● THE INPUT:
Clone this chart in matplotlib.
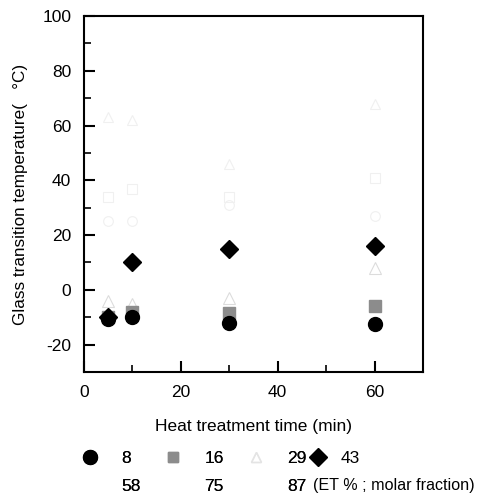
import numpy as np
import matplotlib.pyplot as plt
from matplotlib.lines import Line2D
from matplotlib.ticker import MultipleLocator

plt.rcParams['font.family'] = ['Liberation Sans', 'DejaVu Sans']
plt.rcParams['axes.unicode_minus'] = False

# heat treatment time (min)
times = [5, 10, 30, 60]

# glass transition temperature (deg C) per ET molar fraction
tg_8 = [-10.5, -10, -12, -12.5]
tg_16 = [-10, -8, -8.5, -6]
tg_29 = [-4, -5, -3, 8]
tg_43 = [-10, 10, 15, 16]
tg_58 = [25, 25, 31, 27]
tg_75 = [34, 37, 34, 41]
tg_87 = [63, 62, 46, 68]

fig = plt.figure(figsize=(4.79, 4.93), dpi=100)
ax = fig.add_axes([0.175, 0.2454, 0.708, 0.722])

faint = '#f0f0f0'
series = [
    (tg_87, dict(marker='^', color=faint, mfc='none', ms=7, mew=0.8)),
    (tg_75, dict(marker='s', color=faint, mfc='none', ms=7, mew=0.8)),
    (tg_58, dict(marker='o', color=faint, mfc='none', ms=7, mew=0.8)),
    (tg_29, dict(marker='^', color='#dcdcdc', mfc='none', ms=8, mew=0.8)),
    (tg_16, dict(marker='s', color='#8c8c8c', ms=8)),
    (tg_8, dict(marker='o', color='black', ms=10)),
    (tg_43, dict(marker='D', color='black', ms=9)),
]
for vals, kw in series:
    ax.plot(times, vals, ls='none', **kw)

ax.set_xlim(0, 70)
ax.set_ylim(-30, 100)
ax.xaxis.set_minor_locator(MultipleLocator(10))
ax.yaxis.set_major_locator(MultipleLocator(20))
ax.yaxis.set_minor_locator(MultipleLocator(10))
ax.set_xticks([0, 20, 40, 60])
ax.tick_params(which='major', direction='in', length=8, width=1.5, labelsize=12.5, pad=9)
ax.tick_params(which='minor', direction='in', length=5, width=1.2)
for s in ax.spines.values():
    s.set_linewidth(1.5)

ax.set_xlabel('Heat treatment time (min)', fontsize=12.5, labelpad=14)
ax.set_ylabel('Glass transition temperature(   \u00b0C)', fontsize=12.3, labelpad=10)

# legend, first three columns
handles = [
    Line2D([], [], ls='none', marker='o', color='black', ms=10),
    Line2D([], [], ls='none', marker='o', color='white', ms=7),
    Line2D([], [], ls='none', marker='s', color='#8c8c8c', ms=7),
    Line2D([], [], ls='none', marker='s', color='white', ms=7),
    Line2D([], [], ls='none', marker='^', color='#e4e4e4', mfc='none', ms=7),
    Line2D([], [], ls='none', marker='^', color='white', ms=7),
]
labels = ['8', '58', '16', '75', '29', '87']
leg = fig.legend(handles, labels, ncol=3, loc='upper left', bbox_to_anchor=(0.1706, 0.085),
                 frameon=False, fontsize=12.5, handlelength=1.0, handletextpad=1.3,
                 columnspacing=1.35, labelspacing=0.7, borderpad=0, borderaxespad=0)
fig.add_artist(leg)
fig.legend([Line2D([], [], ls='none', marker='D', color='black', ms=9)], ['43'],
           loc='upper left', bbox_to_anchor=(0.6466, 0.085), frameon=False,
           fontsize=12.5, handlelength=1.0, handletextpad=0.8, borderpad=0, borderaxespad=0)
fig.text(0.99, 0.016, '(ET % ; molar fraction)', fontsize=11.6, va='center', ha='right')

fig.savefig('out.png', dpi=100)
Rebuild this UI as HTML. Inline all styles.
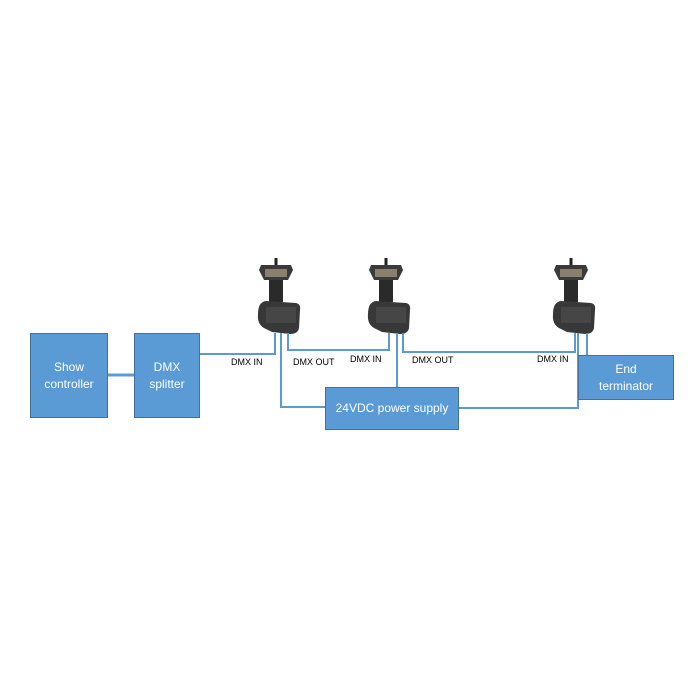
<!DOCTYPE html>
<html><head><style>
body{margin:0;background:#fff;}
.b{position:absolute;background:#5b9bd5;border:1px solid #41719c;box-sizing:border-box;color:#fff;font-family:"Liberation Sans",sans-serif;font-size:12px;display:flex;align-items:center;justify-content:center;text-align:center;line-height:17px;}
.l{position:absolute;font-family:"Liberation Sans",sans-serif;font-size:9px;color:#000;}
</style></head><body>
<div style="position:relative;width:700px;height:700px;">
<svg width="700" height="700" style="position:absolute;left:0;top:0">
<defs>
<g id="pump">
<rect x="-1.5" y="0" width="3" height="9" fill="#222"/>
<path d="M-15 7 L15 7 L17 12 L12 22 L-12 22 L-17 12 Z" fill="#3a3a3a"/>
<rect x="-11" y="11" width="22" height="8" fill="#8a8070"/>
<rect x="-7" y="22" width="14" height="22" fill="#2a2a2a"/>
<path d="M-10 43 L20 45 Q25 46 24 52 L23 70 Q22 76 14 76 L-4 74 L-12 70 Q-19 66 -18 56 Q-18 44 -10 43 Z" fill="#383838"/>
<rect x="-10" y="49" width="30" height="16" fill="#505050" opacity="0.6"/>
</g>
</defs>
<use href="#pump" x="276" y="258"/>
<use href="#pump" x="386" y="258"/>
<use href="#pump" x="571" y="258"/>
<g fill="none" stroke="#5b9bd5" stroke-width="2">
<polyline points="200,354 275,354 275,333"/>
<polyline points="281,333 281,407 325,407"/>
<polyline points="288,333 288,350 389,350 389,333"/>
<polyline points="397,333 397,387"/>
<polyline points="403,333 403,352 575,352 575,333"/>
<polyline points="578,333 578,408 459,408"/>
<polyline points="587,333 587,355"/>
<line x1="108" y1="375" x2="134" y2="375" stroke-width="3"/>
</g>
</svg>
<div class="b" style="left:30px;top:333px;width:78px;height:85px;">Show<br>controller</div>
<div class="b" style="left:134px;top:333px;width:66px;height:85px;">DMX<br>splitter</div>
<div class="b" style="left:325px;top:387px;width:134px;height:43px;">24VDC power supply</div>
<div class="b" style="left:578px;top:355px;width:96px;height:45px;">End<br>terminator</div>
<div class="l" style="left:231px;top:357px;">DMX IN</div>
<div class="l" style="left:293px;top:357px;">DMX OUT</div>
<div class="l" style="left:350px;top:354px;">DMX IN</div>
<div class="l" style="left:412px;top:355px;">DMX OUT</div>
<div class="l" style="left:537px;top:354px;">DMX IN</div>
</div>
</body></html>
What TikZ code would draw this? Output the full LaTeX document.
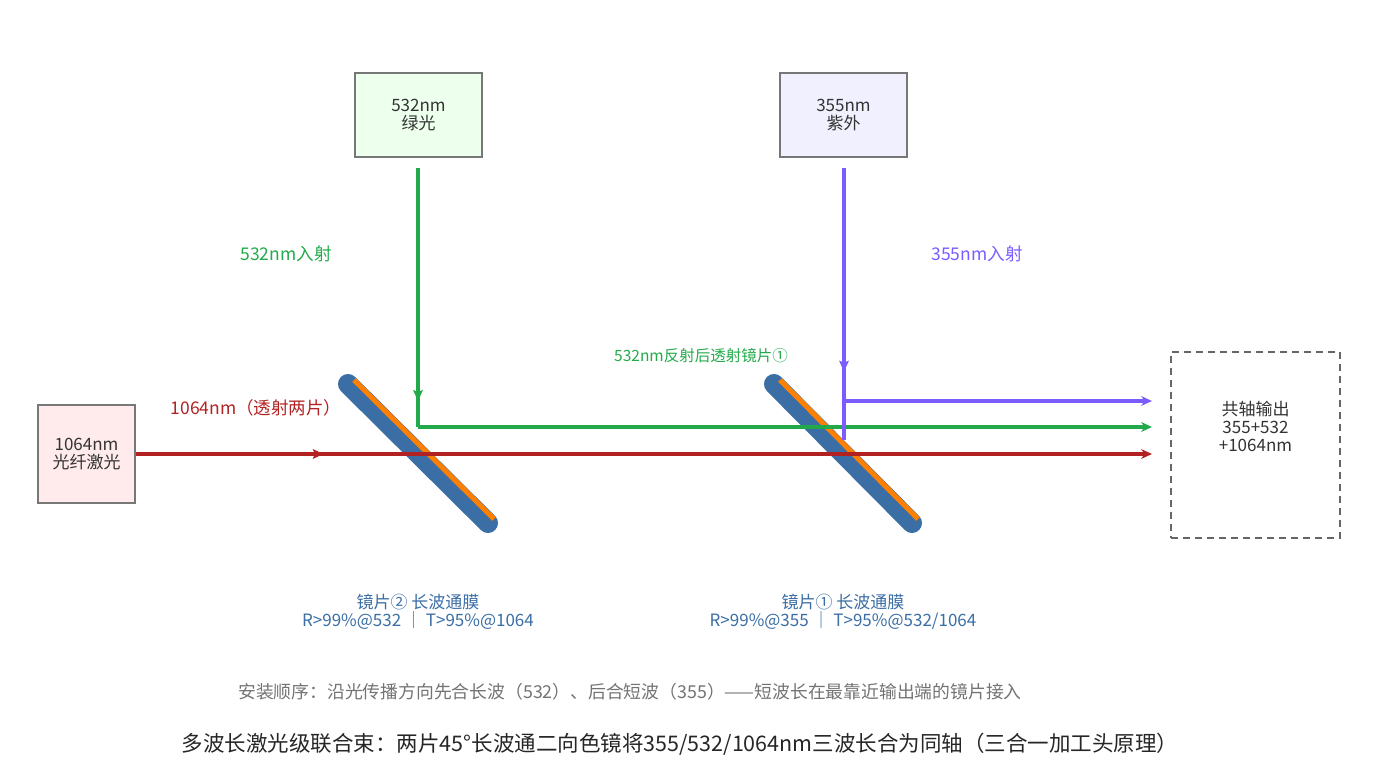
\documentclass[tikz,border=0pt]{standalone}
\usepackage{fontspec}
\setmainfont{Noto Sans CJK SC}
\usetikzlibrary{arrows.meta,decorations.markings}
\definecolor{cred}{HTML}{B22222}
\definecolor{cgreen}{HTML}{22AA4A}
\definecolor{cpurp}{HTML}{7B5CFF}
\definecolor{cblue}{HTML}{3A6EA5}
\definecolor{corange}{HTML}{FF7F00}
\definecolor{cgray}{HTML}{777777}
\begin{document}
\begin{tikzpicture}[x=1pt,y=-1pt,
 box/.style={draw=cgray,line width=1.5pt,minimum width=127pt,minimum height=84pt,align=center,font=\fontsize{17}{18}\selectfont,text=black!80},
 beam/.style={line width=3.5pt},
 tip/.style={-{Stealth[length=11pt,width=10pt,line width=0pt]}},
 mid/.style={postaction={decorate},decoration={markings,mark=at position #1 with {\fill (5,0) -- (-6,-5) -- (-4,0) -- (-6,5) -- cycle;}}},
 lbl/.style={font=\fontsize{17.5}{19}\selectfont},
 mirror/.style={line width=20pt,line cap=round,draw=cblue},
 coat/.style={line width=5pt,draw=corange}]
\useasboundingbox (0,0) rectangle (1385,784);
\node[box,fill=green!7] (g) at (418.5,115) {532nm\\绿光};
\node[box,fill=blue!6] (p) at (843.5,115) {355nm\\紫外};
\node[box,fill=red!8,minimum width=97pt,minimum height=98pt] (r) at (86.5,454) {1064nm\\光纤激光};
\node[draw=black!60,line width=2pt,dash pattern=on 7pt off 5pt,minimum width=169pt,minimum height=186pt] (o) at (1255.5,445) {};
\node[font=\fontsize{17}{18}\selectfont,align=center,text=black!80] (ot) at (1255.5,426) {共轴输出\\355+532\\+1064nm};
% mirrors
\coordinate (m2a) at (348,384); \coordinate (m2b) at (488,523);
\coordinate (m1a) at (774,384); \coordinate (m1b) at (912,523);
\draw[mirror] (m2a) -- (m2b);
\draw[mirror] (m1a) -- (m1b);
\draw[coat] ([shift={(6,-4)}]m2a) -- ([shift={(6,-4)}]m2b);
\draw[coat] ([shift={(6,-4)}]m1a) -- ([shift={(6,-4)}]m1b);
% beams
\coordinate (gs) at (418,168); \coordinate (gc) at (418,427); \coordinate (ge) at (1152,427);
\draw[beam,cgreen,mid=0.88] (gs) -- (gc);
\draw[beam,cgreen,tip] (gc) -- (ge);
\coordinate (ps) at (844,168); \coordinate (pc) at (844,401); \coordinate (pd) at (844,440); \coordinate (pe) at (1152,401);
\draw[beam,cpurp,mid=0.73] (ps) -- (pd);
\draw[beam,cpurp,tip] (pc) -- (pe);
\coordinate (re) at (1152,454);
\draw[beam,cred,tip,mid=0.18] (r.east) -- (re);
% labels
\node[lbl,text=cgreen] (l1) at (286,254) {532nm入射};
\node[lbl,text=cpurp] (l2) at (977,254) {355nm入射};
\node[font=\fontsize{15.5}{16}\selectfont,text=cgreen] (l3) at (701,356) {532nm反射后透射镜片①};
\node[lbl,text=cred] (l4) at (256,408) {1064nm（透射两片）};
\node[lbl,text=cblue,align=center,font=\fontsize{17}{18}\selectfont] (l5) at (418,612) {镜片② 长波通膜\\R>99\%@532 ｜ T>95\%@1064};
\node[lbl,text=cblue,align=center,font=\fontsize{17}{18}\selectfont] (l6) at (843,612) {镜片① 长波通膜\\R>99\%@355 ｜ T>95\%@532/1064};
\node[font=\fontsize{17.8}{19}\selectfont,text=black!55] (l7) at (630,692) {安装顺序：沿光传播方向先合长波（532）、后合短波（355）——短波长在最靠近输出端的镜片接入};
\node[font=\fontsize{21.5}{22}\selectfont,text=black!85] (t) at (680,744) {多波长激光级联合束：两片45°长波通二向色镜将355/532/1064nm三波长合为同轴（三合一加工头原理）};
\end{tikzpicture}
\end{document}
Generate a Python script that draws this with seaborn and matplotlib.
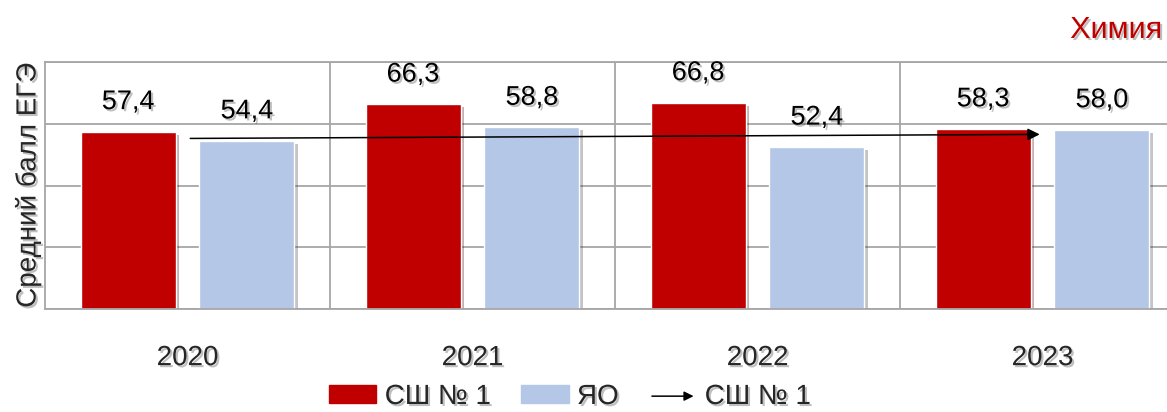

● REQUIRED WORK:
Only the lines from the start of the records to the one containing "tg_87 = [63, 62, 46, 68]" should be repeated, exactly and with both ends kept; drop any pictures.

● TASK ANSWER:
Clone this chart in matplotlib.
import numpy as np
import matplotlib.pyplot as plt
from matplotlib.lines import Line2D
from matplotlib.ticker import MultipleLocator

plt.rcParams['font.family'] = ['Liberation Sans', 'DejaVu Sans']
plt.rcParams['axes.unicode_minus'] = False

# heat treatment time (min)
times = [5, 10, 30, 60]

# glass transition temperature (deg C) per ET molar fraction
tg_8 = [-10.5, -10, -12, -12.5]
tg_16 = [-10, -8, -8.5, -6]
tg_29 = [-4, -5, -3, 8]
tg_43 = [-10, 10, 15, 16]
tg_58 = [25, 25, 31, 27]
tg_75 = [34, 37, 34, 41]
tg_87 = [63, 62, 46, 68]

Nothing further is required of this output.